"""

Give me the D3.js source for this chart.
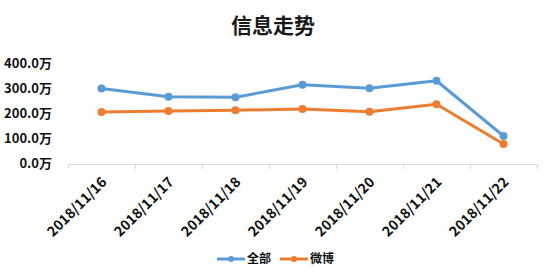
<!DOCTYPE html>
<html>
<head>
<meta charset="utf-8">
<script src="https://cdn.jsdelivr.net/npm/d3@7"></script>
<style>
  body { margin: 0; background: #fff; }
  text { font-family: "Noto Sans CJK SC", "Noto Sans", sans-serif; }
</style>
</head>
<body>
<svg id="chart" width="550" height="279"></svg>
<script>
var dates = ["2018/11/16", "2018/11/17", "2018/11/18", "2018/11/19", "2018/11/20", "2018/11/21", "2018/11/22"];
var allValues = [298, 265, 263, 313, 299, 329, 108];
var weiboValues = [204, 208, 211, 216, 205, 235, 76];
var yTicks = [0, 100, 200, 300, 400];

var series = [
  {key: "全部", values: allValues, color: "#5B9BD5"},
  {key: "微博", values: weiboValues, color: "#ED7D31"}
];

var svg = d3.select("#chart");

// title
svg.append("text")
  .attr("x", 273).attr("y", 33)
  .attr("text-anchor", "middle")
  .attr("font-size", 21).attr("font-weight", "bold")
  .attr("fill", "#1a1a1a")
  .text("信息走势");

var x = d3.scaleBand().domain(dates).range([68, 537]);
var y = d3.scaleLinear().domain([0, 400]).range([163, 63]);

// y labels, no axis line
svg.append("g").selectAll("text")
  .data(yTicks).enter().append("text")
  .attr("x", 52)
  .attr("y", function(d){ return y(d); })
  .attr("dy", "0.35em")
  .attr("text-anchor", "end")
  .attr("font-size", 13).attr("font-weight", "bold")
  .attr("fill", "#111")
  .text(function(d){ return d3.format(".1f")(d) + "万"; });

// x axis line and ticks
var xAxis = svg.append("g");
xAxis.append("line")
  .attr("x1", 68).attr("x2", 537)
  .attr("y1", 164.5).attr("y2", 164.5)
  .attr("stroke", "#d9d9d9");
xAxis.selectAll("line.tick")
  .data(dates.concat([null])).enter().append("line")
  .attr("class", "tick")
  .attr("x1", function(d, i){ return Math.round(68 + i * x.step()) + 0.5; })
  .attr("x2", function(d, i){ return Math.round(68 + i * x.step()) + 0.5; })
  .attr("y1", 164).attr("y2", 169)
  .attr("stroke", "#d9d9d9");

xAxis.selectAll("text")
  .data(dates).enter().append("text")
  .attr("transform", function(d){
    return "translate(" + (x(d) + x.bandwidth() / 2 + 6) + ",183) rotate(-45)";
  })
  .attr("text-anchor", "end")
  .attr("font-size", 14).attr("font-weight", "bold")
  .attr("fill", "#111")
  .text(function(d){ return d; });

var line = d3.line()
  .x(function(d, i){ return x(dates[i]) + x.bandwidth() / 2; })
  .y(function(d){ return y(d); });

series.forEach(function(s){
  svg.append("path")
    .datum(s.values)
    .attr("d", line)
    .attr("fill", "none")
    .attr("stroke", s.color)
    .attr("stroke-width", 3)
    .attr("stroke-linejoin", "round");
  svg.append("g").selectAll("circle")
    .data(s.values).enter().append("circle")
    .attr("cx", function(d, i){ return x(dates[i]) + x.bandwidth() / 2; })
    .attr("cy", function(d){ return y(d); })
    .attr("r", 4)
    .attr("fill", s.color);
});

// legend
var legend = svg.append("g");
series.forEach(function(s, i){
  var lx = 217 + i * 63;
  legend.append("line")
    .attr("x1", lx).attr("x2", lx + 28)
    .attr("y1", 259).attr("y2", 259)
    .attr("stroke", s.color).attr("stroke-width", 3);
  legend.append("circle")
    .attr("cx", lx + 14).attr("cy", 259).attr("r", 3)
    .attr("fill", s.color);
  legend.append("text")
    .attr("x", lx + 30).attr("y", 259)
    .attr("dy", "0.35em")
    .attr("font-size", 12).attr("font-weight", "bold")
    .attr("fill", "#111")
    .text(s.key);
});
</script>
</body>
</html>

"""

Your objective.
Copy out each line of the material that holds the word "chart".

Result.
Give me the D3.js source for this chart.
<svg id="chart" width="550" height="279"></svg>
var svg = d3.select("#chart");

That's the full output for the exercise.